How Do You Calculate Radiation Count Rate for Different Energies?

[v_pino]

Homework Statement

I've attached the problem sheet and my attempt at the problem. I've completed all the parts except for the last part, where I have to calculate the count rate of the radioactive source. The answers should be 6000 counts for 185MeV and 4650 counts for 1MeV.

I'm not sure if it's simply 1000x6 for the 185MeV one. And I couldn't get the right answer for the 1MeV one.

Thank you.

Homework Equations

The Attempt at a Solution

 

[mfb]

Those 185keV-photons are absorbed quickly - the depth of the material (as seen by the detector) does not matter, only the surface area is relevant (this is different from your result). You can just multiply the number with 6 to get a good approximation.
If all photons would penetrate the material, the orientation of the bar would not matter.

For the 1MeV-photons, you have to take the depth into account: For an emission x cm away from the air (towards the detector), how many photons reach the detector? Can you integrate this over the whole material?

 

[v_pino]

Doesn't the mass attenuation coefficient take into account of a 3D source? Should I use it in the equation I=I_0 exp(-mu * x) ? Can I say that the final intensity I for case (A) is 1000? Then use this to find the initial intensity in case (A).

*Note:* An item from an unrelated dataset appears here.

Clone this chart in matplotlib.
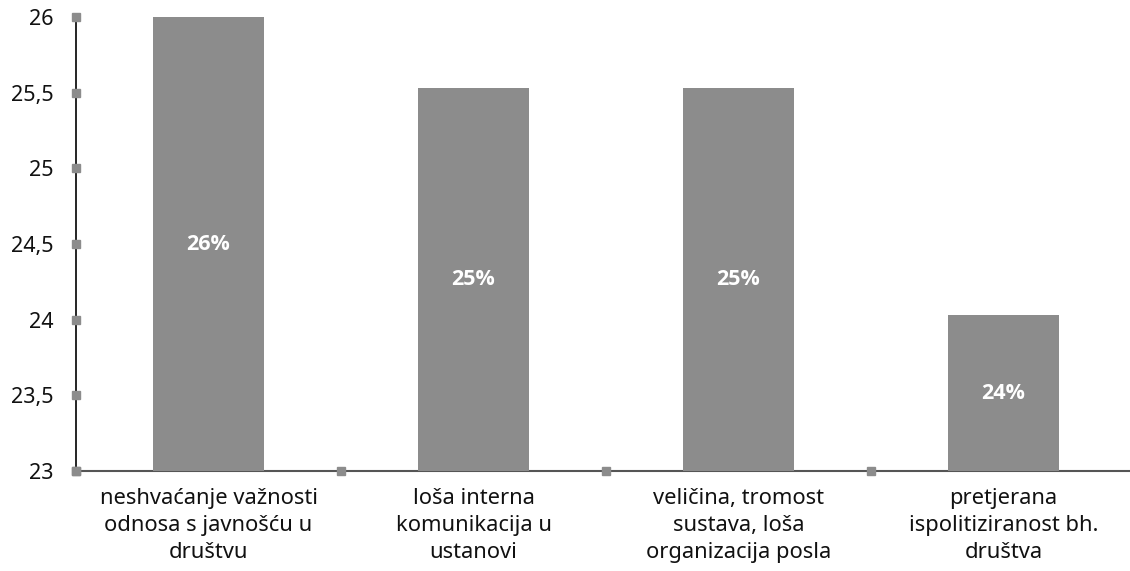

Then assuming the initial intensity is same in (A) and (B), use it to find the final intensity in (B)? Using this method, I get 21600 counts which isn't correct.

 

[mfb]

Doesn't the mass attenuation coefficient take into account of a 3D source?

What do mean with that? I don't find an interpretation where the answer is "yes".

Should I use it in the equation I=I_0 exp(-mu * x) ?

That is the point of this coefficient.

Can I say that the final intensity I for case (A) is 1000?

Sure, that is given. That is not the I in your formula, however, as you don't have a constant x for all regions of the source.